Give a verbatim copy of the lines below, minus the pictures.

* START DATASET EXCERPT *

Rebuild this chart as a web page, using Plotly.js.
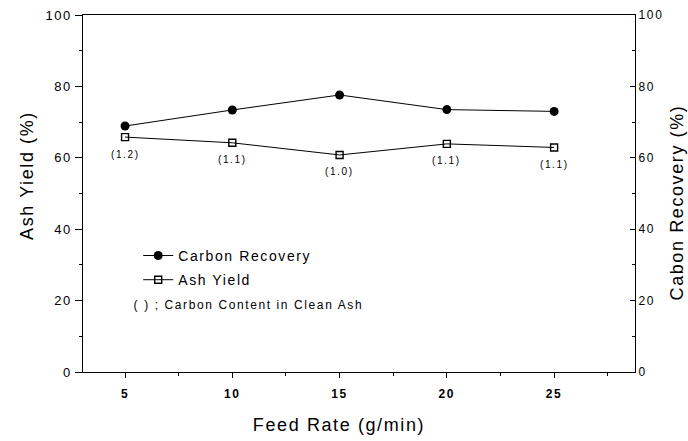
<!DOCTYPE html>
<html>
<head>
<meta charset="utf-8">
<script src="https://cdn.plot.ly/plotly-3.0.1.min.js"></script>
<style>
html,body{margin:0;padding:0;background:#fff;}
#chart{width:688px;height:441px;}
.main-svg text{letter-spacing:1.6px;}
.legend [clip-path]{clip-path:none !important;}
</style>
</head>
<body>
<div id="chart"></div>
<script>
// Data
const feedRate = [5, 10, 15, 20, 25];
const carbonRecovery = [68.9, 73.4, 77.6, 73.5, 73.0];
const ashYield = [65.8, 64.2, 60.8, 63.9, 62.9];
const carbonContent = ['(1.2)', '(1.1)', '(1.0)', '(1.1)', '(1.1)'];
const xTicks = [5, 10, 15, 20, 25];
const yTicks = [0, 20, 40, 60, 80, 100];

const FONT = 'Liberation Sans, Arial, Helvetica, sans-serif';

const traces = [
  {
    x: feedRate, y: carbonRecovery, yaxis: 'y2',
    name: 'Carbon Recovery', legendgroup: 'a', mode: 'lines+markers',
    line: {color: '#000', width: 1},
    marker: {symbol: 'circle', size: 9, color: '#000'}
  },
  {
    x: feedRate, y: ashYield, yaxis: 'y',
    name: 'Ash Yield', legendgroup: 'b', mode: 'lines+markers',
    line: {color: '#000', width: 1},
    marker: {symbol: 'square-open', size: 7, color: '#000', line: {width: 1.4, color: '#000'}}
  }
];

const annotations = feedRate.map((x, i) => ({
  x: x, y: ashYield[i], xref: 'x', yref: 'y',
  text: carbonContent[i], showarrow: false,
  yshift: -17, font: {family: FONT, size: 10, color: '#000'}
}));
annotations.push({
  xref: 'paper', yref: 'paper', x: 0.3, y: 0.188,
  xanchor: 'center', yanchor: 'middle', showarrow: false,
  text: '( ) ; Carbon Content in Clean Ash',
  font: {family: FONT, size: 12, color: '#000'}
});

const layout = {
  width: 688, height: 441,
  margin: {l: 83, r: 53, t: 15, b: 69},
  paper_bgcolor: '#fff', plot_bgcolor: '#fff',
  font: {family: FONT, color: '#000'},
  showlegend: true,
  legend: {
    x: 0.1, y: 0.37, xanchor: 'left', yanchor: 'top',
    bgcolor: 'rgba(0,0,0,0)', borderwidth: 0,
    font: {family: FONT, size: 14, color: '#000'},
    tracegroupgap: 3
  },
  xaxis: {
    range: [3.04, 28.77],
    tickvals: xTicks, ticktext: xTicks.map(String),
    ticks: 'outside', ticklen: 5, tickwidth: 1, tickcolor: '#000',
    ticklabelstandoff: 6,
    minor: {dtick: 2.5, tick0: 2.5, ticks: 'outside', ticklen: 3, tickcolor: '#000'},
    showline: true, linecolor: '#000', linewidth: 1, mirror: true,
    showgrid: false, zeroline: false,
    tickfont: {family: FONT, size: 12, weight: 'bold', color: '#000'},
    title: {text: 'Feed Rate (g/min)', font: {family: FONT, size: 18, color: '#000'}, standoff: 17}
  },
  yaxis: {
    range: [0, 100],
    tickvals: yTicks, ticktext: yTicks.map(String),
    ticks: 'outside', ticklen: 7, tickwidth: 1, tickcolor: '#000',
    minor: {dtick: 10, ticks: 'outside', ticklen: 3, tickcolor: '#000'},
    showline: true, linecolor: '#000', linewidth: 1.5,
    showgrid: false, zeroline: false,
    tickfont: {family: FONT, size: 13, color: '#000'},
    title: {text: 'Ash Yield (%)', font: {family: FONT, size: 18, color: '#000'}, standoff: 12}
  },
  yaxis2: {
    range: [0, 100], overlaying: 'y', side: 'right',
    tickvals: yTicks, ticktext: yTicks.map(String),
    ticks: 'inside', ticklen: 5, tickwidth: 1, tickcolor: '#000',
    minor: {dtick: 10, ticks: 'inside', ticklen: 3, tickcolor: '#000'},
    showline: true, linecolor: '#000', linewidth: 1.2,
    showgrid: false, zeroline: false,
    tickfont: {family: FONT, size: 12, color: '#000'},
    title: {text: 'Cabon Recovery (%)', font: {family: FONT, size: 18, color: '#000'}, standoff: 12}
  },
  annotations: annotations
};

Plotly.newPlot('chart', traces, layout, {displayModeBar: false, staticPlot: true}).then(function (gd) {
  // nudge axis titles to match the off-centre placement in the original figure
  const shift = {'.g-xtitle': 'translate(-20,0)', '.g-ytitle': 'translate(0,-18)', '.g-y2title': 'translate(0,9)'};
  Object.keys(shift).forEach(function (sel) {
    const el = gd.querySelector(sel);
    if (el) el.setAttribute('transform', shift[sel]);
  });
});
</script>
</body>
</html>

* END DATASET EXCERPT *

ANSWER:
Rebuild this chart as a web page, using Plotly.js.
<!DOCTYPE html>
<html>
<head>
<meta charset="utf-8">
<script src="https://cdn.plot.ly/plotly-3.0.1.min.js"></script>
<style>
html,body{margin:0;padding:0;background:#fff;}
#chart{width:688px;height:441px;}
.main-svg text{letter-spacing:1.6px;}
.legend [clip-path]{clip-path:none !important;}
</style>
</head>
<body>
<div id="chart"></div>
<script>
// Data
const feedRate = [5, 10, 15, 20, 25];
const carbonRecovery = [68.9, 73.4, 77.6, 73.5, 73.0];
const ashYield = [65.8, 64.2, 60.8, 63.9, 62.9];
const carbonContent = ['(1.2)', '(1.1)', '(1.0)', '(1.1)', '(1.1)'];
const xTicks = [5, 10, 15, 20, 25];
const yTicks = [0, 20, 40, 60, 80, 100];

const FONT = 'Liberation Sans, Arial, Helvetica, sans-serif';

const traces = [
  {
    x: feedRate, y: carbonRecovery, yaxis: 'y2',
    name: 'Carbon Recovery', legendgroup: 'a', mode: 'lines+markers',
    line: {color: '#000', width: 1},
    marker: {symbol: 'circle', size: 9, color: '#000'}
  },
  {
    x: feedRate, y: ashYield, yaxis: 'y',
    name: 'Ash Yield', legendgroup: 'b', mode: 'lines+markers',
    line: {color: '#000', width: 1},
    marker: {symbol: 'square-open', size: 7, color: '#000', line: {width: 1.4, color: '#000'}}
  }
];

const annotations = feedRate.map((x, i) => ({
  x: x, y: ashYield[i], xref: 'x', yref: 'y',
  text: carbonContent[i], showarrow: false,
  yshift: -17, font: {family: FONT, size: 10, color: '#000'}
}));
annotations.push({
  xref: 'paper', yref: 'paper', x: 0.3, y: 0.188,
  xanchor: 'center', yanchor: 'middle', showarrow: false,
  text: '( ) ; Carbon Content in Clean Ash',
  font: {family: FONT, size: 12, color: '#000'}
});

const layout = {
  width: 688, height: 441,
  margin: {l: 83, r: 53, t: 15, b: 69},
  paper_bgcolor: '#fff', plot_bgcolor: '#fff',
  font: {family: FONT, color: '#000'},
  showlegend: true,
  legend: {
    x: 0.1, y: 0.37, xanchor: 'left', yanchor: 'top',
    bgcolor: 'rgba(0,0,0,0)', borderwidth: 0,
    font: {family: FONT, size: 14, color: '#000'},
    tracegroupgap: 3
  },
  xaxis: {
    range: [3.04, 28.77],
    tickvals: xTicks, ticktext: xTicks.map(String),
    ticks: 'outside', ticklen: 5, tickwidth: 1, tickcolor: '#000',
    ticklabelstandoff: 6,
    minor: {dtick: 2.5, tick0: 2.5, ticks: 'outside', ticklen: 3, tickcolor: '#000'},
    showline: true, linecolor: '#000', linewidth: 1, mirror: true,
    showgrid: false, zeroline: false,
    tickfont: {family: FONT, size: 12, weight: 'bold', color: '#000'},
    title: {text: 'Feed Rate (g/min)', font: {family: FONT, size: 18, color: '#000'}, standoff: 17}
  },
  yaxis: {
    range: [0, 100],
    tickvals: yTicks, ticktext: yTicks.map(String),
    ticks: 'outside', ticklen: 7, tickwidth: 1, tickcolor: '#000',
    minor: {dtick: 10, ticks: 'outside', ticklen: 3, tickcolor: '#000'},
    showline: true, linecolor: '#000', linewidth: 1.5,
    showgrid: false, zeroline: false,
    tickfont: {family: FONT, size: 13, color: '#000'},
    title: {text: 'Ash Yield (%)', font: {family: FONT, size: 18, color: '#000'}, standoff: 12}
  },
  yaxis2: {
    range: [0, 100], overlaying: 'y', side: 'right',
    tickvals: yTicks, ticktext: yTicks.map(String),
    ticks: 'inside', ticklen: 5, tickwidth: 1, tickcolor: '#000',
    minor: {dtick: 10, ticks: 'inside', ticklen: 3, tickcolor: '#000'},
    showline: true, linecolor: '#000', linewidth: 1.2,
    showgrid: false, zeroline: false,
    tickfont: {family: FONT, size: 12, color: '#000'},
    title: {text: 'Cabon Recovery (%)', font: {family: FONT, size: 18, color: '#000'}, standoff: 12}
  },
  annotations: annotations
};

Plotly.newPlot('chart', traces, layout, {displayModeBar: false, staticPlot: true}).then(function (gd) {
  // nudge axis titles to match the off-centre placement in the original figure
  const shift = {'.g-xtitle': 'translate(-20,0)', '.g-ytitle': 'translate(0,-18)', '.g-y2title': 'translate(0,9)'};
  Object.keys(shift).forEach(function (sel) {
    const el = gd.querySelector(sel);
    if (el) el.setAttribute('transform', shift[sel]);
  });
});
</script>
</body>
</html>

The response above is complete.